Tuesday, April 22, 2008

Dani Rodrik Wins April's Lost Legacy Prize

Dani Rodrik in his Dani Rodrik’s Blog (‘Unconventional thoughts on economic development and globalization’) (HERE) 21 April, writes a most interesting piece around a quotation from Wealth Of Nations:

Adam Smith, the finance skeptic”:

“Was Adam Smith a finance skeptic? The following passage from the Wealth of Nations, written in connection with a banking collapse in Scotland, suggests so:
To restrain private people, it may be said, from receiving in payment the promissory notes of a banker, for any sum whether great or small, when they themselves are willing to receive them; or, to restrain a banker from issuing such notes, when all his neighbours are willing to accept of them, is a manifest violation of that natural liberty which it is the proper business of law, not to infringe, but to support. Such regulations may, no doubt, be considered as in some respect a violation of natural liberty.

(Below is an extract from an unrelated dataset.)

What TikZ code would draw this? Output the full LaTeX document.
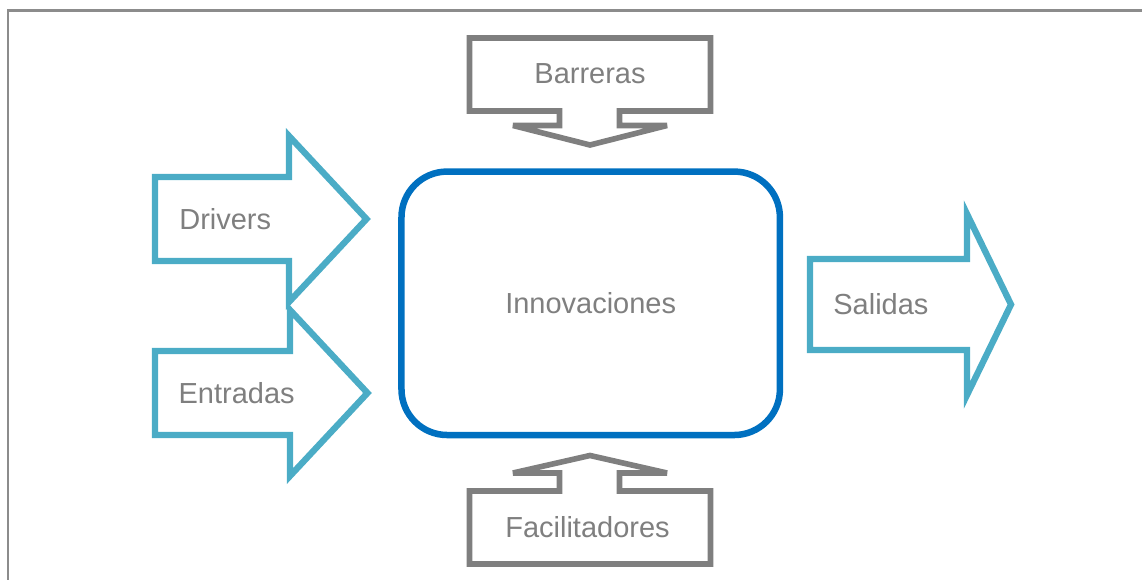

But those exertions of the natural liberty of a few individuals, which might endanger the security of the whole society, are, and ought to be, restrained by the laws of all governments; of the most free, as well as of the most despotical. The obligation of building party walls, in order to prevent the communication of fire, is a violation of natural liberty, exactly of the same kind with the regulations of the banking trade which are here proposed.”
(From Book 2, Chapter 2, paragraph 94.) Thanks to Frank Levy for the pointer
.”

[Small quibble: I have restored the punctuation to how Adam Smith wrote it, as published in the definitive Glasgow Edition of the Works and Correspondence of Adam Smith, Wealth Of Nations, II.ii.94: p 324.]

Dani Rodrik also defines a libertarian stance on finance (in Guns, Drugs, and Financial Markets: in Project Syndicate: www.project-syndicate.org):

‘First are the libertarians, for whom anything that comes between two consenting adults is akin to a crime. If you are selling a piece of paper that I want to buy, it is my responsibility to know what I am buying and be aware of any possible adverse consequences. If my purchase harms me, I have nobody to blame but myself. I cannot plead for a government bailout.’

And the counter-argument:

Non-libertarians recognize the fatal flaw in this argument: financial blow-ups entail what economists call a “systemic risk” – everyone pays a price. As the rescue of Bear Stearns shows, the government may need to bail out private institutions to prevent a panic that would lead to worse consequences elsewhere. Thus, many financial institutions, especially the largest, operate with an implicit government guarantee. This justifies government regulation of lending and investment practices.’

Comment
I always recommend the above quotation from Wealth Of Nations to those who assert that Adam Smith was in favour of laissez faire and, though he never used the words, often confuse references to Adam Smith’s assertions of Natural Liberty as ‘proof’ of his ‘libertarian’ views, showing simultaneously that they neither understand Smith’s aversion to laissez faire, taken literally, nor to the philosophical content of Natural Rights theory, which Smith learned from Francis Hutcheson, and through him, from Carmichael, Pufendorf and Grotius.

The chapter in Wealth Of Nations to which Dani Rodrick refers demonstrates the authentic Adam Smith who was never an ideologue of any kind. What worked was more important than what fitted a ‘theory’ of what ought to work.

The problem of bank paper (currency notes) was compounded by the behaviours of individuals – not all expressions of self-interest lead to socially beneficial outcomes, as students of Adam Smith know, but Nobel Prize winners in economics sometimes don’t, let alone legions of ‘top’ academics who pontificate on ‘his’ alleged theories with all the arrogant certainties of what Smith called ‘men of system’.

Dani Rodrik exposes the silliness of the so-called libertarian: ‘If my purchase harms me, I have nobody to blame but myself. I cannot plead for a government bailout’.

They ignore the fact that a banking crisis does not just harm the individual; it harms many others who were not party to the individual’s transaction. Justice in society, said Adam Smith (and similarly, said David Hume) is essential, otherwise it would ‘crumble into atoms’, and justice is not just about apportioning ‘blame’ to individuals who contribute to the problem, it is also about protecting other individuals who are affected by such actions.

I shall award Dani Rodrik the Lost Legacy Adam Smith Prize for April on the basis of his posting above (with a commendation to Frank Levy who drew Dani’s attention to it).

Regular readers will note the monthly prize has not been awarded recently because there has been a steady run of misrepresentations of Adam Smith across Blogland and the maintstream media. Thank you Dani Rodrik.